— start of Data section —

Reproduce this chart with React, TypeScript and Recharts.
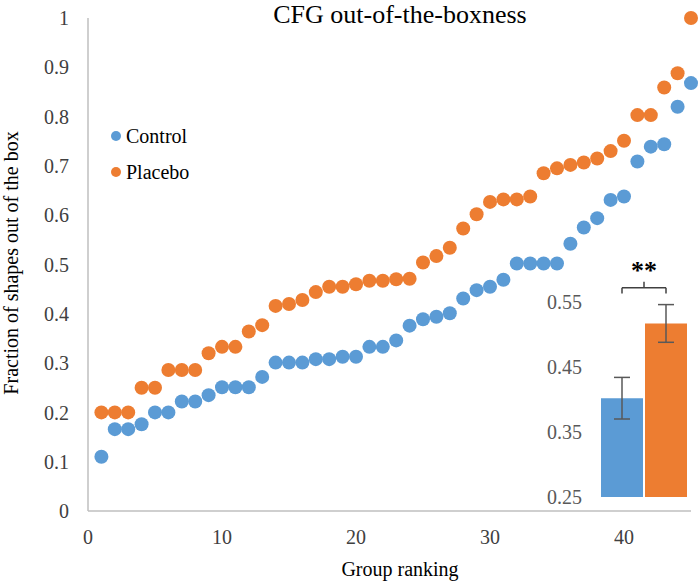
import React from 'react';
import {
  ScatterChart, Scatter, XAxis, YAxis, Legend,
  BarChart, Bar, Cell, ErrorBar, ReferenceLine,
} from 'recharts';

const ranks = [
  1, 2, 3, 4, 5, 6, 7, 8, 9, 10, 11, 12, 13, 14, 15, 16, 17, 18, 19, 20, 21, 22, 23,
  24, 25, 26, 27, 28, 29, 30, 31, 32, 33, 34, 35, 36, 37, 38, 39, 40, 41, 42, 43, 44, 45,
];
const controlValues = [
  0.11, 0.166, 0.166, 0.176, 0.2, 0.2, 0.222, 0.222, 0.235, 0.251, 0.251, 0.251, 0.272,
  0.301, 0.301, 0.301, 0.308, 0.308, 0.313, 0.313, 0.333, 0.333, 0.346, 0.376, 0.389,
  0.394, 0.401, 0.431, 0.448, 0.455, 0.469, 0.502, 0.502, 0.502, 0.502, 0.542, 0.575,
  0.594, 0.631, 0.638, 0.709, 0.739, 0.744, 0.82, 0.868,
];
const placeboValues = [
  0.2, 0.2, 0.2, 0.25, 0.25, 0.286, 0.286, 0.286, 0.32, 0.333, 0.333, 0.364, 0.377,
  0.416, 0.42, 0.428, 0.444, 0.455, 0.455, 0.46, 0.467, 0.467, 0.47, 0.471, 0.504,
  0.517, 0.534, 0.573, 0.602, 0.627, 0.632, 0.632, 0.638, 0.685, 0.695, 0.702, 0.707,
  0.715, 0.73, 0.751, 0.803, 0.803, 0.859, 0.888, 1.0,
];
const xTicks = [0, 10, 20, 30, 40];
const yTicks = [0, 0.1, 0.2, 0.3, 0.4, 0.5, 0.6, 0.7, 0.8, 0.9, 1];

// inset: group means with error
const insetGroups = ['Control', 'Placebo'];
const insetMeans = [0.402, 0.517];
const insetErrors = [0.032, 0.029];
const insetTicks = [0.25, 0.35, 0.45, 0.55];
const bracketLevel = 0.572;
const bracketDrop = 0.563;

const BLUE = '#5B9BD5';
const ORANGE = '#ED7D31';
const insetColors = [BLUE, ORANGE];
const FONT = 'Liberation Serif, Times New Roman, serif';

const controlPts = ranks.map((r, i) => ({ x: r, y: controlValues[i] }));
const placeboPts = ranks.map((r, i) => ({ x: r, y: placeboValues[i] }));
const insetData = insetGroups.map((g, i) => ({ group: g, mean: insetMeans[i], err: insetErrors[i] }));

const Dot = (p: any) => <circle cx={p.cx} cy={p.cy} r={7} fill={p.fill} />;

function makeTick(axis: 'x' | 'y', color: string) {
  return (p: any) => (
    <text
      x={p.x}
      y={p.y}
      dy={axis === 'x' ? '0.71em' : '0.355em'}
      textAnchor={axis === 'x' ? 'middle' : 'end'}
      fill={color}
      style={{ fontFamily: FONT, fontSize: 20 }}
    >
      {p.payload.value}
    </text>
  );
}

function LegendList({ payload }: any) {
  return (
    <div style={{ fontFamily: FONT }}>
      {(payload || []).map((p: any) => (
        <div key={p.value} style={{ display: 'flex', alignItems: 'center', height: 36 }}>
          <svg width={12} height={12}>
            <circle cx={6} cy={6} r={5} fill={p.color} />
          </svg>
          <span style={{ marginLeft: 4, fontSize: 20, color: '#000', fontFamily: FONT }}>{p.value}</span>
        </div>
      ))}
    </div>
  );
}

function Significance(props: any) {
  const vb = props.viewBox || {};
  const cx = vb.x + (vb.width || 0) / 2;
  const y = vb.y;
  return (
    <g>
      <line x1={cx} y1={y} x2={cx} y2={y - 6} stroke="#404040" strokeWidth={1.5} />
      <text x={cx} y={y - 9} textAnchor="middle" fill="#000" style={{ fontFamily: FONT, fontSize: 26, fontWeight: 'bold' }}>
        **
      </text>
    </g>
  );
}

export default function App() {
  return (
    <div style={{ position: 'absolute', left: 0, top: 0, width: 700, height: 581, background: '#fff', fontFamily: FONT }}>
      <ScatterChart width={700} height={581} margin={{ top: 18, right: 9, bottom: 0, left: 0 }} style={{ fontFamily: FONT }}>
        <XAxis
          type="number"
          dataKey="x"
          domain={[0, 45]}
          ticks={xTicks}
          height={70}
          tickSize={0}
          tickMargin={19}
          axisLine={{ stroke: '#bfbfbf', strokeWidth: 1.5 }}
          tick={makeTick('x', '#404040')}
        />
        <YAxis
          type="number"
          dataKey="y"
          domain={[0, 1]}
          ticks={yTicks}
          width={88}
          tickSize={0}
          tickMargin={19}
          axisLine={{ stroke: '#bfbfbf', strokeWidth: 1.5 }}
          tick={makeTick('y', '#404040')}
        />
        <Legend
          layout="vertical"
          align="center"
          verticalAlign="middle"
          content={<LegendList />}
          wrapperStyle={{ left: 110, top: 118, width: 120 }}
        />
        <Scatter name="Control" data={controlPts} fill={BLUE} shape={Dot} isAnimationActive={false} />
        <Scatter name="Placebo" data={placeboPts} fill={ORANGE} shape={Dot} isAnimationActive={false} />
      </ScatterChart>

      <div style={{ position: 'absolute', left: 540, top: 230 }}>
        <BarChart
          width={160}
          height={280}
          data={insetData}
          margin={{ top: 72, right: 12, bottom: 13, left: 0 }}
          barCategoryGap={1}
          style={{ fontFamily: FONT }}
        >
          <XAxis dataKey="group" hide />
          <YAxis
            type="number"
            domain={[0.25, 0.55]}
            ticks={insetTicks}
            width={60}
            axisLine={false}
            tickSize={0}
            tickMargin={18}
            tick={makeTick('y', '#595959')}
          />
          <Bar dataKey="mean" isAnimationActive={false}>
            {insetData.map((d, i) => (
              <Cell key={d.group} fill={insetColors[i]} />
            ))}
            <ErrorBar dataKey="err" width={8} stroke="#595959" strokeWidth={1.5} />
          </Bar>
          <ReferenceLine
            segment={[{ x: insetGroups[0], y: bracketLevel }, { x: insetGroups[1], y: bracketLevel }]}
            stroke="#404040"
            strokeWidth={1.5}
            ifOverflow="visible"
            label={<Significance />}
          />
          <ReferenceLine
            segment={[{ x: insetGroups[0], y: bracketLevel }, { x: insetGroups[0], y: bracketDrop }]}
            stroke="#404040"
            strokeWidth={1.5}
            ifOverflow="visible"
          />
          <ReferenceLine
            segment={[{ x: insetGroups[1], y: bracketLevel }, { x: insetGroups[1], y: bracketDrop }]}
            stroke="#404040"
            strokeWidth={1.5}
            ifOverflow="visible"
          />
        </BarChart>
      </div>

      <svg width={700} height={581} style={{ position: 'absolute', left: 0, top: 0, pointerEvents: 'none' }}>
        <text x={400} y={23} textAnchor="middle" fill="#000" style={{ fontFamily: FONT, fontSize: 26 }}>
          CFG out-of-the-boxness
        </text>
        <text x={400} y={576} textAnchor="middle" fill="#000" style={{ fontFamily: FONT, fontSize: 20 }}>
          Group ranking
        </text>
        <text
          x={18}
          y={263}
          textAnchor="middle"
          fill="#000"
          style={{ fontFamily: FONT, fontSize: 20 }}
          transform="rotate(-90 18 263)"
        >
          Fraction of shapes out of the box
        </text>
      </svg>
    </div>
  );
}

— end of Data section —

> _Your task_
Omit any images, then output the listing exactly.

> _Task result_
Reproduce this chart with React, TypeScript and Recharts.
import React from 'react';
import {
  ScatterChart, Scatter, XAxis, YAxis, Legend,
  BarChart, Bar, Cell, ErrorBar, ReferenceLine,
} from 'recharts';

const ranks = [
  1, 2, 3, 4, 5, 6, 7, 8, 9, 10, 11, 12, 13, 14, 15, 16, 17, 18, 19, 20, 21, 22, 23,
  24, 25, 26, 27, 28, 29, 30, 31, 32, 33, 34, 35, 36, 37, 38, 39, 40, 41, 42, 43, 44, 45,
];
const controlValues = [
  0.11, 0.166, 0.166, 0.176, 0.2, 0.2, 0.222, 0.222, 0.235, 0.251, 0.251, 0.251, 0.272,
  0.301, 0.301, 0.301, 0.308, 0.308, 0.313, 0.313, 0.333, 0.333, 0.346, 0.376, 0.389,
  0.394, 0.401, 0.431, 0.448, 0.455, 0.469, 0.502, 0.502, 0.502, 0.502, 0.542, 0.575,
  0.594, 0.631, 0.638, 0.709, 0.739, 0.744, 0.82, 0.868,
];
const placeboValues = [
  0.2, 0.2, 0.2, 0.25, 0.25, 0.286, 0.286, 0.286, 0.32, 0.333, 0.333, 0.364, 0.377,
  0.416, 0.42, 0.428, 0.444, 0.455, 0.455, 0.46, 0.467, 0.467, 0.47, 0.471, 0.504,
  0.517, 0.534, 0.573, 0.602, 0.627, 0.632, 0.632, 0.638, 0.685, 0.695, 0.702, 0.707,
  0.715, 0.73, 0.751, 0.803, 0.803, 0.859, 0.888, 1.0,
];
const xTicks = [0, 10, 20, 30, 40];
const yTicks = [0, 0.1, 0.2, 0.3, 0.4, 0.5, 0.6, 0.7, 0.8, 0.9, 1];

// inset: group means with error
const insetGroups = ['Control', 'Placebo'];
const insetMeans = [0.402, 0.517];
const insetErrors = [0.032, 0.029];
const insetTicks = [0.25, 0.35, 0.45, 0.55];
const bracketLevel = 0.572;
const bracketDrop = 0.563;

const BLUE = '#5B9BD5';
const ORANGE = '#ED7D31';
const insetColors = [BLUE, ORANGE];
const FONT = 'Liberation Serif, Times New Roman, serif';

const controlPts = ranks.map((r, i) => ({ x: r, y: controlValues[i] }));
const placeboPts = ranks.map((r, i) => ({ x: r, y: placeboValues[i] }));
const insetData = insetGroups.map((g, i) => ({ group: g, mean: insetMeans[i], err: insetErrors[i] }));

const Dot = (p: any) => <circle cx={p.cx} cy={p.cy} r={7} fill={p.fill} />;

function makeTick(axis: 'x' | 'y', color: string) {
  return (p: any) => (
    <text
      x={p.x}
      y={p.y}
      dy={axis === 'x' ? '0.71em' : '0.355em'}
      textAnchor={axis === 'x' ? 'middle' : 'end'}
      fill={color}
      style={{ fontFamily: FONT, fontSize: 20 }}
    >
      {p.payload.value}
    </text>
  );
}

function LegendList({ payload }: any) {
  return (
    <div style={{ fontFamily: FONT }}>
      {(payload || []).map((p: any) => (
        <div key={p.value} style={{ display: 'flex', alignItems: 'center', height: 36 }}>
          <svg width={12} height={12}>
            <circle cx={6} cy={6} r={5} fill={p.color} />
          </svg>
          <span style={{ marginLeft: 4, fontSize: 20, color: '#000', fontFamily: FONT }}>{p.value}</span>
        </div>
      ))}
    </div>
  );
}

function Significance(props: any) {
  const vb = props.viewBox || {};
  const cx = vb.x + (vb.width || 0) / 2;
  const y = vb.y;
  return (
    <g>
      <line x1={cx} y1={y} x2={cx} y2={y - 6} stroke="#404040" strokeWidth={1.5} />
      <text x={cx} y={y - 9} textAnchor="middle" fill="#000" style={{ fontFamily: FONT, fontSize: 26, fontWeight: 'bold' }}>
        **
      </text>
    </g>
  );
}

export default function App() {
  return (
    <div style={{ position: 'absolute', left: 0, top: 0, width: 700, height: 581, background: '#fff', fontFamily: FONT }}>
      <ScatterChart width={700} height={581} margin={{ top: 18, right: 9, bottom: 0, left: 0 }} style={{ fontFamily: FONT }}>
        <XAxis
          type="number"
          dataKey="x"
          domain={[0, 45]}
          ticks={xTicks}
          height={70}
          tickSize={0}
          tickMargin={19}
          axisLine={{ stroke: '#bfbfbf', strokeWidth: 1.5 }}
          tick={makeTick('x', '#404040')}
        />
        <YAxis
          type="number"
          dataKey="y"
          domain={[0, 1]}
          ticks={yTicks}
          width={88}
          tickSize={0}
          tickMargin={19}
          axisLine={{ stroke: '#bfbfbf', strokeWidth: 1.5 }}
          tick={makeTick('y', '#404040')}
        />
        <Legend
          layout="vertical"
          align="center"
          verticalAlign="middle"
          content={<LegendList />}
          wrapperStyle={{ left: 110, top: 118, width: 120 }}
        />
        <Scatter name="Control" data={controlPts} fill={BLUE} shape={Dot} isAnimationActive={false} />
        <Scatter name="Placebo" data={placeboPts} fill={ORANGE} shape={Dot} isAnimationActive={false} />
      </ScatterChart>

      <div style={{ position: 'absolute', left: 540, top: 230 }}>
        <BarChart
          width={160}
          height={280}
          data={insetData}
          margin={{ top: 72, right: 12, bottom: 13, left: 0 }}
          barCategoryGap={1}
          style={{ fontFamily: FONT }}
        >
          <XAxis dataKey="group" hide />
          <YAxis
            type="number"
            domain={[0.25, 0.55]}
            ticks={insetTicks}
            width={60}
            axisLine={false}
            tickSize={0}
            tickMargin={18}
            tick={makeTick('y', '#595959')}
          />
          <Bar dataKey="mean" isAnimationActive={false}>
            {insetData.map((d, i) => (
              <Cell key={d.group} fill={insetColors[i]} />
            ))}
            <ErrorBar dataKey="err" width={8} stroke="#595959" strokeWidth={1.5} />
          </Bar>
          <ReferenceLine
            segment={[{ x: insetGroups[0], y: bracketLevel }, { x: insetGroups[1], y: bracketLevel }]}
            stroke="#404040"
            strokeWidth={1.5}
            ifOverflow="visible"
            label={<Significance />}
          />
          <ReferenceLine
            segment={[{ x: insetGroups[0], y: bracketLevel }, { x: insetGroups[0], y: bracketDrop }]}
            stroke="#404040"
            strokeWidth={1.5}
            ifOverflow="visible"
          />
          <ReferenceLine
            segment={[{ x: insetGroups[1], y: bracketLevel }, { x: insetGroups[1], y: bracketDrop }]}
            stroke="#404040"
            strokeWidth={1.5}
            ifOverflow="visible"
          />
        </BarChart>
      </div>

      <svg width={700} height={581} style={{ position: 'absolute', left: 0, top: 0, pointerEvents: 'none' }}>
        <text x={400} y={23} textAnchor="middle" fill="#000" style={{ fontFamily: FONT, fontSize: 26 }}>
          CFG out-of-the-boxness
        </text>
        <text x={400} y={576} textAnchor="middle" fill="#000" style={{ fontFamily: FONT, fontSize: 20 }}>
          Group ranking
        </text>
        <text
          x={18}
          y={263}
          textAnchor="middle"
          fill="#000"
          style={{ fontFamily: FONT, fontSize: 20 }}
          transform="rotate(-90 18 263)"
        >
          Fraction of shapes out of the box
        </text>
      </svg>
    </div>
  );
}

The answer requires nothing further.